Fatih Demir / Haksöz Haber
Middle East Monitor sitesinde yer alan habere göre; Geçtiğimiz salı günü yapılan baskında Polis iki bilgisayara el koymuştu. Malezya hükümeti de Al Jazeera kanalını hükümete karşı kışkırtıcı yayınlar, bühtan ve ülkenin İletişim ve Multimedya Yasası'nı ihlal etme suçlarıyla ilgili soruşturmaya tabi tutulduğunu belirtti.
Soruşturmaya konu program ise Al Jazeera'nin geçtiğimiz ay Malezya'da 101 Doğu adlı programı için çektiği "Locked Up in Malaysia’s Lockdown" -Malezya Karantinasında Hapsedilmek- adlı bir programı yayınlaması gösterildi.
Yayınlanan bölümün ardından Al Jazeera kanalı ve Malezya'daki personeline ölüm tehditleri yağdığı bildirildi. Aynı zamanda yayınlanan programda görüşme yapılanlara da hakaret ve tehditlerde bulunulduğu ifade edildi.
Malezya İletişim Bakanı Saifuddin Abdulla, Al Jazeera'nın bu özel programı çekmek için izin almadığını söyleyerek basının sansürünü ve engellenmesini destekleyen açıklamalarda bulunmuştu.
Al Jazeera kanalı ise 101 Doğu adlı programın lisans gerektiren film kategorisine girmeyen haftalık güncel bir olayın gösterimi olduğuna dikkat çekerek bu iddiayı şiddetle reddetti.

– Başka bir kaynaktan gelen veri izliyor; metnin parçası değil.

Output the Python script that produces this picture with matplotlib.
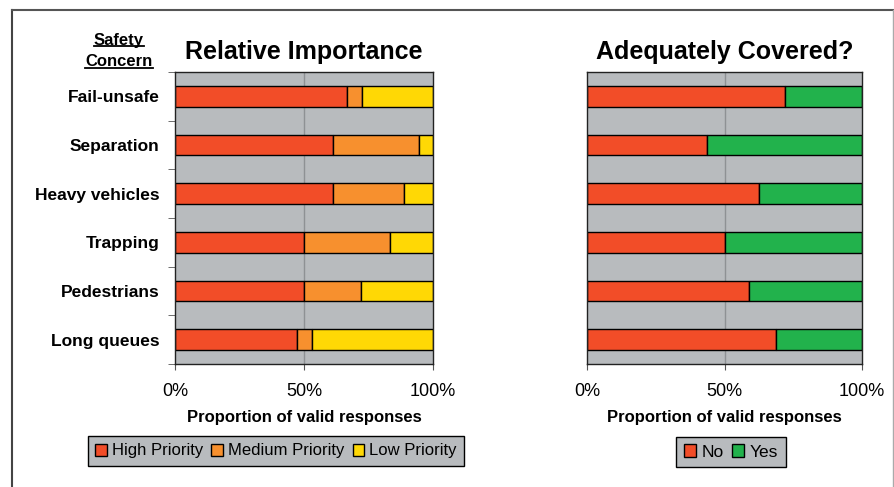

Al Jazeera English'in genel müdürü Giles Trendle, yapılan baskın için “ciddi şekilde endişeli” olduklarını belirten bir açıklama yaparak Malezya hükümetini Al Jazeera gazetecilerine yönelik cezai soruşturmasını derhal sona erdirmeye çağırdı.
Trendle, “Ofisimize baskın yapmak ve bilgisayarları ele geçirmek, yetkililerin medya özgürlüğüne yönelik baskılarındaki sıkıntı verici bir yükseliştir ve gazetecileri korkutmaya çalışmaktır. Al Jazeera olarak gazetecilerimizin yanındayız. Çalışanlarımız işlerini yaptılar ve iddialara cevap verebilecekleri veya özür dileyecekleri herhangi bir şeyleri yok. Gazetecilik bir suç değildir. ” dedi.
Al Jazeera'nin ofisinin kapatılması, Malezya hükümetinin basın özgürlüğü üzerindeki baskılarıyla ilgili endişeleri artırdı.